MIRANDO POR EL RETROVISOR

Jugando a la vitilla en el manejo del Estado

La vitilla, la versión callejera del béisbol, se juega con un trozo de palo de escoba que sirve como bate y tapas de plástico como pelotas, regularmente las que se utilizan en el agua embotellada.

Niños, adolescentes y adultos dominicanos pueden verse en cualquier calle u otros espacios jugando vitilla para divertirse.

De hecho, muchos dominicanos adquirieron las habilidades que los convirtieron después en exitosos jugadores del béisbol de Grandes Ligas practicando este popular deporte en las vías públicas.

Sin embargo, los que han podido dar el salto de la vitilla al más exigente béisbol del mundo no tomaron el juego callejero solo como pasatiempo. De ser así todavía estuvieran en las calles jugándolo para entretenerse.

Con el manejo del Estado pasa igual, presidentes van y vienen, pero siempre observamos el mismo comportamiento que ha ido creando una cultura que impide catapultar la nación al escenario de institucionalidad y desarrollo que tanto anhelamos.

Para muestra algunos botones.

En el país se han aplicado tantos planes antidelincuencia como gobiernos hemos tenido, sin resultados positivos a la vista, pues la población se siente cada día más desprotegida en las calles.

Y los intentos han existido desde que éramos colonia española. El gobernador de la isla Carlos Urrutia (1811-1813) ordenó detener a vagos y maleantes para someterlos a trabajos forzosos agrícolas, pero la ineficacia del plan le ganó el apodo despectivo de “Carlos Conuco”.

Con el tránsito y el transporte público ningún gobernante ha podido detener el caos que impera en las vías públicas, agravado porque los agentes de la Digesett –antes AMET- encargados de imponer el orden, son más entes recaudadores que preventivos.

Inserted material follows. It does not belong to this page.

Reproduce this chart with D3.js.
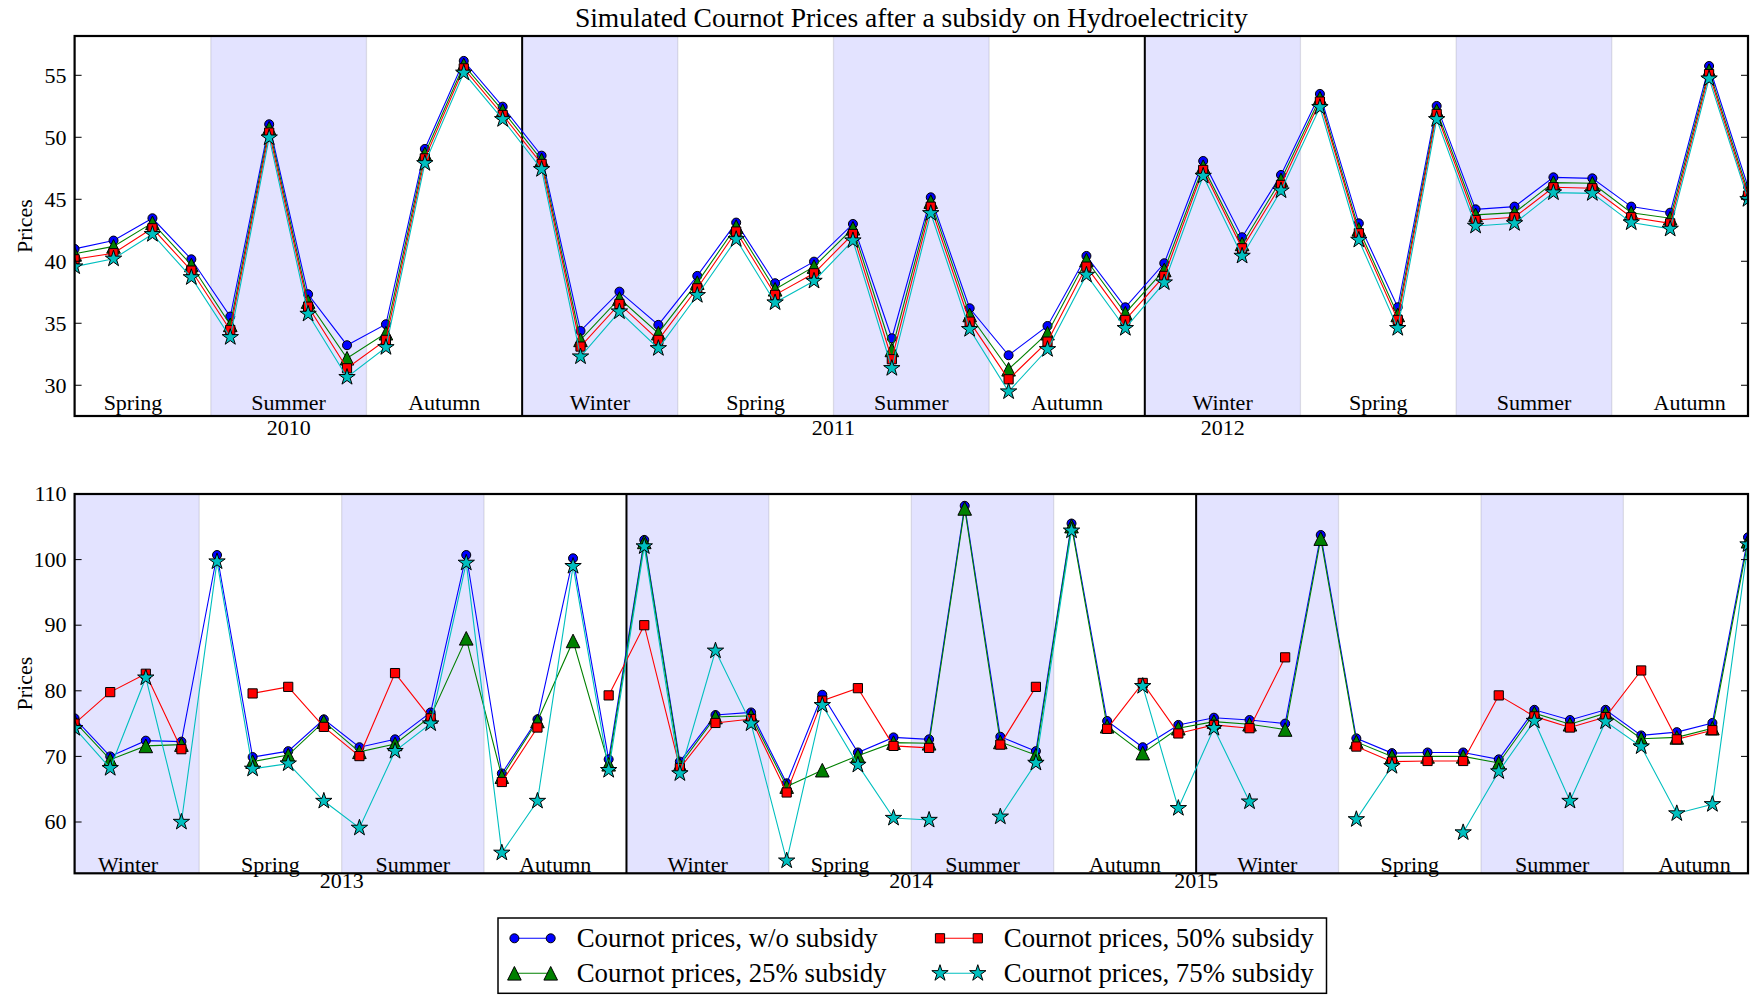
<!DOCTYPE html>
<html><head><meta charset="utf-8">
<script src="https://cdn.jsdelivr.net/npm/d3@7"></script>
<style>
body{margin:0;background:#fff;}
svg{display:block;}
text{font-family:"Liberation Serif","Times New Roman",serif;fill:#000;}
</style>
</head><body>
<svg id="c" width="1750" height="995"></svg>
<script>
// ---------------- DATA ----------------
const seriesNames = ["Cournot prices, w/o subsidy","Cournot prices, 25% subsidy","Cournot prices, 50% subsidy","Cournot prices, 75% subsidy"];

// Top panel (2010-2012), 44 observations
const topNoSubsidy = [41.0,41.67,43.47,40.16,35.54,51.05,37.34,33.23,34.92,49.06,56.16,52.47,48.52,34.38,37.55,34.87,38.82,43.12,38.23,39.97,43.01,33.79,45.16,36.21,32.42,34.78,40.43,36.29,39.84,48.09,41.94,46.96,53.5,43.06,36.29,52.53,44.19,44.41,46.77,46.69,44.41,43.92,55.75,46.0];
const top25 = [40.6,41.2,43.1,39.7,34.87,50.73,36.75,32.18,34.2,48.66,55.83,52.15,48.17,33.66,37.0,34.2,38.28,42.8,37.74,39.57,42.66,32.85,44.81,35.67,31.29,34.2,40.1,35.81,39.3,47.63,41.4,46.56,53.15,42.58,35.67,52.15,43.74,43.92,46.34,46.29,43.92,43.47,55.38,45.6];
const top50 = [40.16,40.65,42.66,39.25,34.46,50.38,36.34,31.37,33.66,48.3,55.56,51.8,47.85,33.12,36.56,33.66,37.82,42.4,37.29,39.03,42.2,32.1,44.4,35.13,30.48,33.52,39.57,35.27,38.82,47.37,41.05,46.16,52.88,42.26,35.27,51.88,43.33,43.55,45.97,45.89,43.55,43.06,55.1,45.3];
const top75 = [39.57,40.2,42.18,38.7,33.87,49.97,35.75,30.65,33.06,47.9,55.2,51.45,47.42,32.31,35.94,32.98,37.26,41.77,36.67,38.41,41.67,31.37,43.87,34.52,29.49,32.9,38.9,34.6,38.28,46.88,40.43,45.7,52.42,41.72,34.6,51.45,42.85,43.06,45.54,45.48,43.12,42.61,54.73,45.0];

// Bottom panel (2013-2015), 48 observations, null = missing
const botNoSubsidy = [75.8,70.0,72.4,72.25,100.7,69.9,70.8,75.65,71.4,72.6,76.7,100.7,67.4,75.65,100.2,69.55,103.0,69.2,76.3,76.7,65.9,79.4,70.6,72.9,72.6,108.2,73.0,70.8,105.5,75.4,71.4,74.8,75.9,75.55,75.0,103.75,72.75,70.5,70.6,70.6,69.55,77.1,75.55,77.1,73.2,73.7,75.1,103.4];
const bot25 = [75.3,69.5,71.6,71.8,null,69.2,70.2,75.3,70.7,71.9,76.1,88.0,66.9,75.4,87.6,68.8,102.7,68.7,76.0,76.2,65.4,67.9,70.1,72.1,72.0,107.8,72.2,70.2,105.1,74.6,70.5,74.3,75.3,74.9,74.1,103.2,72.2,70.0,70.0,70.0,69.0,76.6,74.9,76.6,72.7,72.9,74.3,102.8];
const bot50 = [75.0,79.8,82.6,71.1,null,79.6,80.6,74.5,70.05,82.7,75.8,null,66.1,74.4,null,79.3,90.0,68.2,75.1,75.7,64.5,78.5,80.4,71.6,71.3,null,71.8,80.6,null,74.2,81.2,73.5,74.8,74.3,85.1,null,71.5,69.2,69.3,69.3,79.3,76.1,74.4,76.0,83.1,72.6,74.0,null];
const bot75 = [74.3,68.2,82.0,60.0,99.7,68.1,68.9,63.2,59.1,70.8,75.0,99.5,55.3,63.2,99.0,67.9,102.0,67.4,86.1,75.0,54.1,77.8,68.7,60.6,60.3,null,60.8,69.0,104.4,null,80.7,62.1,74.3,63.1,null,null,60.4,68.5,null,58.4,67.7,75.4,63.2,75.3,71.5,61.3,62.7,102.3];

const topSeasons = ["Spring","Summer","Autumn","Winter","Spring","Summer","Autumn","Winter","Spring","Summer","Autumn"];
const botSeasons = ["Winter","Spring","Summer","Autumn","Winter","Spring","Summer","Autumn","Winter","Spring","Summer","Autumn"];
const topYears = ["2010","2011","2012"];
const topYearPos = [5.5,19.5,29.5];
const botYears = ["2013","2014","2015"];
const botYearPos = [7.5,23.5,31.5];
const topYearBreaks = [11.5,27.5];
const botYearBreaks = [15.5,31.5];
const topTicks = [30,35,40,45,50,55];
const botTicks = [60,70,80,90,100,110];
const topYLim = [27.52,58.17];
const botYLim = [52.18,110];
const topTextY = {season:28, year:26};
const botTextY = {season:52.4, year:50};

// ---------------- STYLE ----------------
const colors = ["#0000ff","#008000","#ff0000","#00bfbf"];
const starPath = (R)=>{const r=R*0.381966;let s="";for(let k=0;k<10;k++){const a=-Math.PI/2+k*Math.PI/5;const rr=k%2?r:R;s+=(k?"L":"M")+(rr*Math.cos(a)).toFixed(2)+","+(rr*Math.sin(a)).toFixed(2);}return s+"Z";};
const markers = [
  "M4.5,0A4.5,4.5,0,1,1,-4.5,0A4.5,4.5,0,1,1,4.5,0Z",
  "M0,-6.8L6.8,6.8L-6.8,6.8Z",
  "M-4.6,-4.6H4.6V4.6H-4.6Z",
  starPath(8.6)
];

const svg = d3.select("#c");
svg.append("rect").attr("width",1750).attr("height",995).attr("fill","#fff");

const panels = [
  {id:"pTop", y0:36, y1:416, series:[topNoSubsidy,top25,top50,top75], seasons:topSeasons, years:topYears, yearPos:topYearPos, breaks:topYearBreaks, ticks:topTicks, ylim:topYLim, ty:topTextY},
  {id:"pBot", y0:494, y1:873.3, series:[botNoSubsidy,bot25,bot50,bot75], seasons:botSeasons, years:botYears, yearPos:botYearPos, breaks:botYearBreaks, ticks:botTicks, ylim:botYLim, ty:botTextY}
];
const X0 = 74.6, X1 = 1748;
const fs = 21;

panels.forEach(p=>{
  const n = p.series[0].length;
  const x = d3.scaleLinear().domain([0,n-1]).range([X0,X1]);
  const y = d3.scaleLinear().domain(p.ylim).range([p.y1,p.y0]);
  const g = svg.append("g");
  g.append("clipPath").attr("id",p.id).append("rect")
    .attr("x",X0).attr("y",p.y0).attr("width",X1-X0).attr("height",p.y1-p.y0);
  const plot = g.append("g").attr("clip-path",`url(#${p.id})`);

  // season shading
  p.seasons.forEach((s,k)=>{
    if(s==="Summer"||s==="Winter"){
      plot.append("rect").attr("x",x(4*k-0.5)).attr("width",x(4*k+3.5)-x(4*k-0.5))
        .attr("y",p.y0-2).attr("height",p.y1-p.y0+4)
        .attr("fill","#0000ff").attr("fill-opacity",0.11)
        .attr("stroke","#000").attr("stroke-opacity",0.1).attr("stroke-width",1.3);
    }
  });
  // year separators
  p.breaks.forEach(b=>{
    plot.append("line").attr("x1",x(b)).attr("x2",x(b)).attr("y1",p.y0).attr("y2",p.y1)
      .attr("stroke","#000").attr("stroke-width",2);
  });
  // series
  p.series.forEach((vals,si)=>{
    const line = d3.line().defined(d=>d!=null).x((d,i)=>x(i)).y(d=>y(d));
    plot.append("path").datum(vals).attr("d",line).attr("fill","none")
      .attr("stroke",colors[si]).attr("stroke-width",1.1);
    plot.selectAll(null).data(vals.map((v,i)=>({v,i})).filter(d=>d.v!=null)).enter()
      .append("path").attr("d",markers[si])
      .attr("transform",d=>`translate(${x(d.i)},${y(d.v)})`)
      .attr("fill",colors[si]).attr("stroke","#000").attr("stroke-width",1);
  });
  // season labels
  p.seasons.forEach((s,k)=>{
    g.append("text").attr("x",x(4*k+1.5)).attr("y",y(p.ty.season))
      .attr("text-anchor","middle").attr("font-size",fs+1).text(s);
  });
  // year labels
  p.years.forEach((yr,k)=>{
    g.append("text").attr("x",x(p.yearPos[k])).attr("y",y(p.ty.year))
      .attr("text-anchor","middle").attr("font-size",fs+1).text(yr);
  });
  // ticks
  p.ticks.forEach(t=>{
    const yy = y(t);
    g.append("line").attr("x1",X0).attr("x2",X0+7).attr("y1",yy).attr("y2",yy).attr("stroke","#000").attr("stroke-width",1);
    g.append("line").attr("x1",X1-7).attr("x2",X1).attr("y1",yy).attr("y2",yy).attr("stroke","#000").attr("stroke-width",1);
    g.append("text").attr("x",X0-8).attr("y",yy).attr("dy","0.33em")
      .attr("text-anchor","end").attr("font-size",fs+1).text(t);
  });
  // frame
  g.append("rect").attr("x",X0).attr("y",p.y0).attr("width",X1-X0).attr("height",p.y1-p.y0)
    .attr("fill","none").attr("stroke","#000").attr("stroke-width",2.2);
  // y label
  g.append("text").attr("transform",`translate(32,${(p.y0+p.y1)/2}) rotate(-90)`)
    .attr("text-anchor","middle").attr("font-size",fs+1).text("Prices");
});

// title
function fit(sel, target){
  const w = sel.node().getComputedTextLength();
  const f = parseFloat(sel.attr("font-size"));
  sel.attr("font-size", (f*target/w).toFixed(2));
}
const title = svg.append("text").attr("x",(X0+X1)/2).attr("y",26.5).attr("text-anchor","middle")
  .attr("font-size",26).text("Simulated Cournot Prices after a subsidy on Hydroelectricity");
fit(title, 673);

// legend
const lg = svg.append("g");
lg.append("rect").attr("x",498).attr("y",918).attr("width",828.5).attr("height",75.3)
  .attr("fill","#fff").attr("stroke","#000").attr("stroke-width",1.5);
const legPos = [
  {hx:[514.4,550.7], tx:576.7, y:938.3},
  {hx:[514.4,550.7], tx:576.7, y:973.3},
  {hx:[940,977.8], tx:1003.8, y:938.3},
  {hx:[940,977.8], tx:1003.8, y:973.3}
];
let legFont = null;
seriesNames.forEach((nm,si)=>{
  const L = legPos[si];
  lg.append("line").attr("x1",L.hx[0]).attr("x2",L.hx[1]).attr("y1",L.y).attr("y2",L.y)
    .attr("stroke",colors[si]).attr("stroke-width",1.1);
  L.hx.forEach(hx=>{
    lg.append("path").attr("d",markers[si]).attr("transform",`translate(${hx},${L.y})`)
      .attr("fill",colors[si]).attr("stroke","#000").attr("stroke-width",1);
  });
  const t = lg.append("text").attr("x",L.tx).attr("y",L.y).attr("dy","0.33em")
    .attr("font-size",22).text(nm);
  if(si===0){ fit(t,301); legFont = t.attr("font-size"); } else t.attr("font-size",legFont);
});
</script>
</body></html>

Igual pasa con la tolerancia ante una inmigración ilegal haitiana que ya desborda todos los parámetros, mientras la actitud de nuestros mandatarios se ha limitado a aprovechar el escenario de cumbres para hacer llamados a la comunidad internacional de que asuma la responsabilidad del tema haitiano, algo que nos compete exclusivamente a nosotros como país.

La semana pasada fue tema de debates otro mal recurrente, parte de la historia patria, el manejo del sector eléctrico. Las alzas en la factura eléctrica y la decisión de ejecutivos de la Superintendencia de Electricidad de aumentarse sus salarios en medio de un mar de quejas, han desbordado la indignación colectiva.

Legisladores y funcionarios diseñan y aplican normas para su provecho personal o por los compromisos que genera el apoyo electoral, promoviendo el dispendio de fondos públicos como política de Estado.

Son compromisos que también atan las manos de los presidentes, especialmente cuando necesitan un segundo empuje para lograr cuatro años más, porque un solo período siempre es insuficiente y estaría, además, apartado del rol mesiánico que se atribuyen desde el poder.

Una excusa barata para buscar la reelección que tiene el mentís más elocuente en el político uruguayo José –Pepe- Mujica, quien en tan solo un período de gobierno (2010-2015) dejó al mundo, pero especialmente a Latinoamérica, un legado imperecedero de ejercicio presidencial ético y sin ambiciones.

Mujica siendo presidente siguió residiendo en el mismo lugar, continuó usando su viejo Volkswagen para transportarse y salía a supermercados de compra sin flanqueadores motorizados, como un ciudadano común y corriente.

Ya he citado también en anteriores artículos ese librito del arte de gobernar al que apela cada presidente de turno, con escasas variaciones, y que al parecer establece el derecho a justificarse ante ciudadanos frustrados con la máxima de que “el anterior fue peor” o de que “lo mío es chico comparado con mis antecesores”.

El expresidente Pepe Mujica, al que ya cité anteriormente como ejemplo de ejercicio honesto, nos regaló la siguiente frase digna de que cualquier jefe de Estado la tome en cuenta: “Pertenezco a una generación que quiso cambiar el mundo, fui aplastado, derrotado, pulverizado, pero sigo soñando que vale la pena luchar para que la gente pueda vivir un poco mejor y con mayor sentido de igualdad”.

Desde aquel glorioso 27 de febrero de 1844, seguimos soñando con un gobierno que ponga la mira en propiciar un estadio que marque la diferencia frente a tantas insatisfacciones acumuladas, que han ido minando la confianza en los partidos políticos y sus dirigentes.

Ojalá podamos ver algún día un presidente dominicano que juegue a la vitilla en el manejo del Estado, no pensando en un entretenimiento pasajero, sino en el éxito que otorgaría un ejercicio de grandes ligas en la administración pública.